Live today, because you never know what tomorrow brings
Or they ran the numbers and calculated that even if they have an outage like this, the cost of that outage would be less than the cost of preventing it. If all you care about is the bottom line, you might not care if you inconvenience a bunch of customers for a few days.
I used to live in Point Roberts, WA and power was very unreliable. I worked from home half the week, so I bought two UPSes (one for the computer, one for the cable modem and router), and kept a charged car battery in the house with a 12V inverter which would give me by my calculations about 10 hours on my laptop (on top of my laptop's 5 hour battery). I had plans to buy a generator as well.
One day the power went out. The UPS kicked in. Power usually came back within a couple minutes so I kept working. After about 10 min, the UPS began warning it was nearly drained. So I shut down the desktop and switched to my laptop. Unfortunately I hadn't charged it so I got a low battery warning after about an hour. I lugged out the car battery, clamped on the leads for the inverter, plugged the laptop into the inverter, and fired it up. I was back in business again.
Got on the laptop, logged in to work. 30 seconds later the Internet went down. No cable TV as well. The battery keeping the cable company's equipment powered must've died.

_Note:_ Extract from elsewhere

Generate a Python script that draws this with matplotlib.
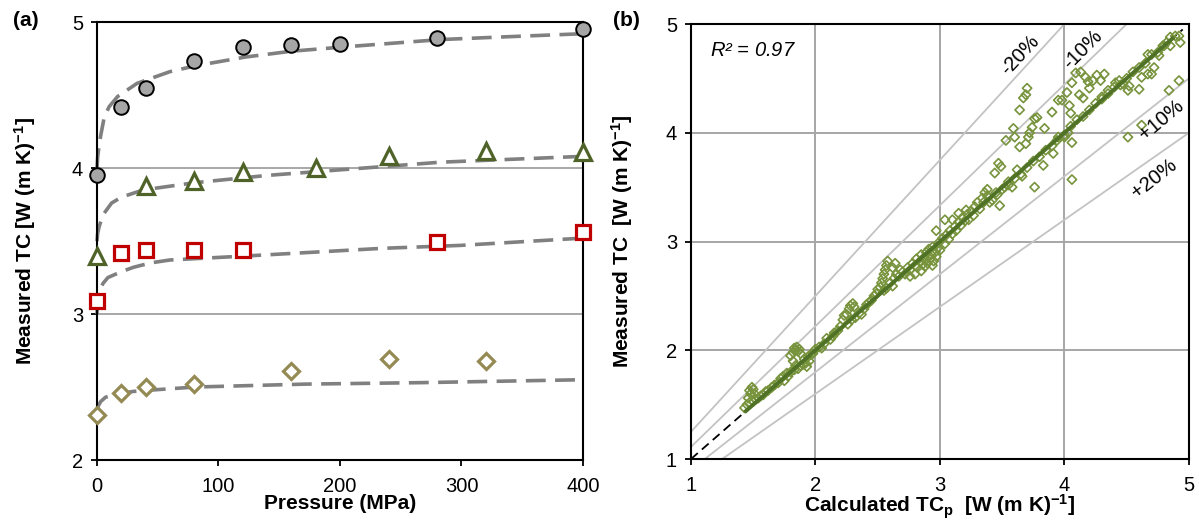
import matplotlib
matplotlib.use("Agg")
import matplotlib.pyplot as plt
import numpy as np

plt.rcParams['font.family'] = ['Liberation Sans', 'DejaVu Sans']
plt.rcParams['mathtext.fontset'] = 'custom'
plt.rcParams['mathtext.rm'] = 'Liberation Sans'
plt.rcParams['mathtext.it'] = 'Liberation Sans:italic'
plt.rcParams['mathtext.bf'] = 'Liberation Sans:bold'

# ---------------- (a) measured TC versus pressure ----------------
p_circle = [0, 20, 40, 80, 120, 160, 200, 280, 400]
tc_circle = [3.95, 4.42, 4.55, 4.73, 4.83, 4.84, 4.85, 4.89, 4.95]
p_triangle = [0, 40, 80, 120, 180, 240, 320, 400]
tc_triangle = [3.40, 3.88, 3.91, 3.97, 4.00, 4.08, 4.12, 4.11]
p_square = [0, 20, 40, 80, 120, 280, 400]
tc_square = [3.09, 3.42, 3.44, 3.44, 3.44, 3.49, 3.56]
p_diamond = [0, 20, 40, 80, 160, 240, 320]
tc_diamond = [2.31, 2.46, 2.50, 2.52, 2.61, 2.69, 2.68]

# fitted pressure curves
fit_p_circle = [0, 0.5, 1.5, 3, 6, 10, 17, 33, 60, 81, 122, 160, 204, 283, 340, 400]
fit_tc_circle = [4.00, 4.07, 4.14, 4.22, 4.35, 4.42, 4.49, 4.58, 4.66, 4.70, 4.76, 4.80, 4.83, 4.88, 4.90, 4.92]
fit_p_triangle = [0, 0.5, 1.8, 5, 12, 20, 38, 81, 141, 204, 283, 400]
fit_tc_triangle = [3.50, 3.55, 3.60, 3.68, 3.76, 3.80, 3.85, 3.90, 3.95, 3.99, 4.04, 4.08]
fit_p_square = [0, 0.3, 1, 2.5, 5, 9, 20, 30, 44, 60, 128, 235, 299, 400]
fit_tc_square = [3.00, 3.06, 3.12, 3.17, 3.21, 3.25, 3.29, 3.32, 3.35, 3.37, 3.40, 3.45, 3.47, 3.52]
fit_p_diamond = [0, 1, 3, 7, 15, 30, 46, 81, 172, 267, 400]
fit_tc_diamond = [2.33, 2.37, 2.40, 2.43, 2.45, 2.47, 2.48, 2.50, 2.52, 2.53, 2.55]

pressure_ticks = [0, 100, 200, 300, 400]
tc_ticks_a = [2, 3, 4, 5]

# ---------------- (b) measured versus calculated TC ----------------
calc_tc = [
    1.43, 1.45, 1.47, 1.46, 1.48, 1.47, 1.49, 1.50, 1.51, 1.52, 1.50, 1.54, 1.56, 1.58, 1.60,
    1.62, 1.65, 1.67, 1.70, 1.72, 1.74, 1.75, 1.77, 1.78, 1.80,
    1.80, 1.82, 1.83, 1.84, 1.85, 1.86, 1.87, 1.88, 1.82, 1.84, 1.83,
    1.86, 1.88, 1.90, 1.92, 1.91, 1.93, 1.95, 1.94, 1.96, 1.98, 2.00,
    2.03, 2.05, 2.07, 2.09, 2.12, 2.14, 2.15, 2.18, 2.20, 2.22, 2.23,
    2.25, 2.27, 2.28, 2.30, 2.31, 2.26, 2.29, 2.32, 2.35, 2.37, 2.39,
    2.41, 2.43, 2.45, 2.47, 2.49, 2.50, 2.52, 2.53, 2.54, 2.55, 2.56, 2.57,
    2.58, 2.55, 2.57, 2.60, 2.62, 2.63, 2.65, 2.67, 2.68, 2.70, 2.62, 2.64,
    2.72, 2.74, 2.76, 2.78, 2.80, 2.81, 2.82, 2.84, 2.85, 2.86,
    2.87, 2.88, 2.89, 2.90, 2.90, 2.91, 2.92, 2.93, 2.94, 2.95,
    2.96, 2.97, 2.98, 2.99, 3.00, 2.85, 2.80, 2.88, 2.94, 2.76,
    3.02, 3.04, 3.05, 3.07, 3.08, 3.10, 3.12, 3.13, 3.15, 3.17, 3.18, 3.20, 3.22,
    3.23, 3.25, 3.27, 3.10, 3.15, 3.28, 3.30, 3.32, 3.34, 3.36, 3.38, 3.35,
    2.97, 3.04, 3.21, 3.44, 3.47, 3.49, 3.53, 3.59, 3.60, 3.64,
    3.67, 3.70, 3.69, 3.64, 3.69, 3.71, 3.72, 3.74, 3.76, 3.78,
    3.84, 3.90, 3.95, 3.98, 4.02, 4.04, 4.05, 4.00, 4.03, 4.06,
    4.06, 4.09, 4.13, 4.12, 4.15, 4.17, 4.19, 4.20, 4.23, 4.26,
    4.29, 4.30, 4.32, 4.35, 4.41, 4.44, 4.47, 4.51, 4.52, 4.60,
    4.62, 4.67, 4.70, 4.51, 4.62, 4.72, 4.76, 4.67, 4.79, 4.82,
    4.85, 4.89, 4.92, 4.93, 4.85, 4.84, 4.92, 4.06, 3.48, 3.76,
    3.83, 3.91, 3.94, 3.39, 3.55, 3.58, 3.62, 3.66,
    3.45, 3.50, 3.55, 3.60, 3.65, 3.70, 3.75, 3.80, 3.85, 3.90,
    3.95, 4.00, 4.05, 4.10, 4.15, 4.20, 4.25, 4.30, 4.35, 4.40,
    4.45, 4.50, 4.55, 4.60, 4.65, 4.70, 4.75, 4.80, 3.38, 3.42,
    3.46, 3.52, 3.40,
]
meas_tc = [
    1.47, 1.50, 1.52, 1.56, 1.60, 1.63, 1.66, 1.64, 1.60, 1.55, 1.53, 1.56, 1.58, 1.59, 1.62,
    1.63, 1.66, 1.68, 1.70, 1.74, 1.76, 1.72, 1.79, 1.76, 1.80,
    1.95, 1.98, 2.02, 2.00, 2.03, 1.99, 2.01, 1.97, 1.90, 1.86, 1.82,
    1.83, 1.86, 1.87, 1.88, 1.92, 1.85, 1.90, 1.94, 1.96, 1.97, 2.01,
    2.03, 2.02, 2.06, 2.11, 2.10, 2.13, 2.16, 2.18, 2.22, 2.28, 2.32,
    2.33, 2.38, 2.41, 2.43, 2.40, 2.24, 2.28, 2.30, 2.34, 2.33, 2.38,
    2.42, 2.44, 2.46, 2.50, 2.52, 2.56, 2.58, 2.62, 2.66, 2.70, 2.74, 2.78,
    2.82, 2.55, 2.57, 2.62, 2.59, 2.66, 2.70, 2.68, 2.74, 2.72, 2.76, 2.80,
    2.70, 2.76, 2.74, 2.80, 2.78, 2.84, 2.76, 2.82, 2.88, 2.79,
    2.85, 2.83, 2.90, 2.80, 2.86, 2.93, 2.84, 2.88, 2.95, 2.82,
    2.90, 2.86, 2.94, 2.99, 2.92, 2.73, 2.70, 2.77, 2.78, 2.68,
    3.03, 2.98, 3.06, 3.02, 3.10, 3.07, 3.14, 3.10, 3.18, 3.15, 3.22, 3.19, 3.25,
    3.20, 3.28, 3.24, 3.20, 3.26, 3.32, 3.36, 3.30, 3.40, 3.45, 3.48, 3.36,
    3.10, 3.20, 3.29, 3.63, 3.72, 3.69, 3.93, 4.04, 3.96, 4.21,
    4.32, 4.41, 4.35, 3.87, 3.90, 3.96, 4.00, 4.05, 4.13, 4.14,
    4.04, 4.19, 4.30, 4.30, 4.37, 4.25, 4.18, 3.96, 4.00, 3.91,
    4.46, 4.55, 4.56, 4.35, 4.32, 4.51, 4.47, 4.41, 4.48, 4.53,
    4.48, 4.33, 4.54, 4.39, 4.46, 4.48, 4.45, 4.39, 4.43, 4.40,
    4.51, 4.54, 4.54, 3.96, 4.07, 4.60, 4.71, 4.72, 4.80, 4.83,
    4.88, 4.89, 4.89, 4.83, 4.80, 4.39, 4.48, 3.57, 3.33, 3.50,
    3.70, 3.81, 3.93, 3.41, 3.55, 3.50, 3.66, 3.60,
    3.45, 3.48, 3.52, 3.58, 3.62, 3.68, 3.74, 3.78, 3.84, 3.88,
    3.96, 3.98, 4.06, 4.12, 4.15, 4.21, 4.27, 4.31, 4.36, 4.42,
    4.44, 4.50, 4.56, 4.60, 4.64, 4.72, 4.74, 4.80, 3.42, 3.38,
    3.43, 3.50, 3.36,
]
trend_range = [1.43, 4.88]
unity_range = [1.0, 4.95]
deviation_slopes = [1 / 0.8, 1 / 0.9, 0.9, 0.8]
deviation_labels = ['-20%', '-10%', '+10%', '+20%']
deviation_label_pos = [(3.64, 4.71), (4.15, 4.77), (4.78, 4.12), (4.72, 3.58)]
deviation_label_rot = [47, 45, 40, 38]
tc_ticks_b = [1, 2, 3, 4, 5]
r2_text = '$\\mathit{R}$² = 0.97'

# ---------------- figure ----------------
fig = plt.figure(figsize=(11.99, 5.27), dpi=100)
ax_a = fig.add_axes([0.0809, 0.1271, 0.4053, 0.8311])
ax_b = fig.add_axes([0.5763, 0.1290, 0.4153, 0.8254])

CURVE = '#808080'
dash = (0, (5.5, 2.6))
LABEL_SIZE = 15
TICK_SIZE = 14.5

for fx, fy in [(fit_p_circle, fit_tc_circle), (fit_p_triangle, fit_tc_triangle),
               (fit_p_square, fit_tc_square), (fit_p_diamond, fit_tc_diamond)]:
    ax_a.plot(fx, fy, color=CURVE, lw=2.6, ls=dash, zorder=2, clip_on=False)

ax_a.plot(p_circle, tc_circle, ls='none', marker='o', ms=10.5, mfc='#a6a6a6',
          mec='black', mew=1.4, zorder=4, clip_on=False)
ax_a.plot(p_triangle, tc_triangle, ls='none', marker='^', ms=11.5, mfc='white',
          mec='#4f6228', mew=2.3, zorder=4, clip_on=False)
ax_a.plot(p_square, tc_square, ls='none', marker='s', ms=9.5, mfc='white',
          mec='#c00000', mew=2.3, zorder=4, clip_on=False)
ax_a.plot(p_diamond, tc_diamond, ls='none', marker='D', ms=8.5, mfc='white',
          mec='#948a54', mew=2.3, zorder=4, clip_on=False)

ax_a.set_xlim(0, 400)
ax_a.set_ylim(2, 5)
ax_a.set_xticks(pressure_ticks)
ax_a.set_yticks(tc_ticks_a)
for yv in [3, 4]:
    ax_a.axhline(yv, color='#a0a0a0', lw=1.3, zorder=1)

ax_a.set_xlabel('Pressure (MPa)', fontsize=LABEL_SIZE, fontweight='bold')
ax_a.set_ylabel('Measured TC [W (m K)$^{\\mathbf{-1}}$]', fontsize=LABEL_SIZE, fontweight='bold')
ax_a.xaxis.set_label_coords(0.5, -0.078)
ax_a.yaxis.set_label_coords(-0.122, 0.5)

# panel (b)
for yv in tc_ticks_b[1:-1]:
    ax_b.axhline(yv, color='#a6a6a6', lw=1.4, zorder=1)
    ax_b.axvline(yv, color='#a6a6a6', lw=1.4, zorder=1)

xs = np.array([1.0, 5.0])
for slope in deviation_slopes:
    ax_b.plot(xs, slope * xs, color='#c3c3c3', lw=1.3, zorder=1.5)

ax_b.plot(unity_range, unity_range, color='black', lw=1.3, ls=(0, (5, 3)), zorder=2)
ax_b.scatter(calc_tc, meas_tc, marker='D', s=22, facecolors='none',
             edgecolors='#77933c', linewidths=1.2, zorder=3)
ax_b.plot(trend_range, trend_range, color='#4f7226', lw=2.8, zorder=4,
          solid_capstyle='butt')

for txt, (tx, ty), rot in zip(deviation_labels, deviation_label_pos, deviation_label_rot):
    ax_b.text(tx, ty, txt, fontsize=14.5, rotation=rot, ha='center', va='center', zorder=5)

ax_b.text(1.15, 4.76, r2_text, fontsize=14.5, style='italic', ha='left', va='center')

ax_b.set_xlim(1, 5)
ax_b.set_ylim(1, 5)
ax_b.set_xticks(tc_ticks_b)
ax_b.set_yticks(tc_ticks_b)
ax_b.set_xlabel('Calculated TC$_{\\mathbf{p}}$  [W (m K)$^{\\mathbf{-1}}$]', fontsize=LABEL_SIZE, fontweight='bold')
ax_b.set_ylabel('Measured TC  [W (m K)$^{\\mathbf{-1}}$]', fontsize=LABEL_SIZE, fontweight='bold')
ax_b.xaxis.set_label_coords(0.5, -0.078)
ax_b.yaxis.set_label_coords(-0.112, 0.5)

for ax in (ax_a, ax_b):
    for sp in ax.spines.values():
        sp.set_color('black')
        sp.set_linewidth(1.5)
    ax.tick_params(direction='out', length=4, width=1.3, labelsize=TICK_SIZE, pad=6)
    ax.tick_params(axis='x', pad=8)

fig.text(0.011, 0.962, '(a)', fontsize=15, fontweight='bold', va='center')
fig.text(0.511, 0.962, '(b)', fontsize=15, fontweight='bold', va='center')

fig.savefig('out.png', dpi=100)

You can make all your systems redundant, distributed, and robust. But unless you control all the network lines between you and all the places you need to communicate with, you're not in total control over the reliability of the system. (And if you're curious, I was without power for 3 days. I had to move my refrigerator's contents outside to keep them cool since it was winter, and use a wood stove to keep the house warm and cook my meals. I dropped plans to buy a generator since there was no point if my Internet connection would only last about 90 minutes.)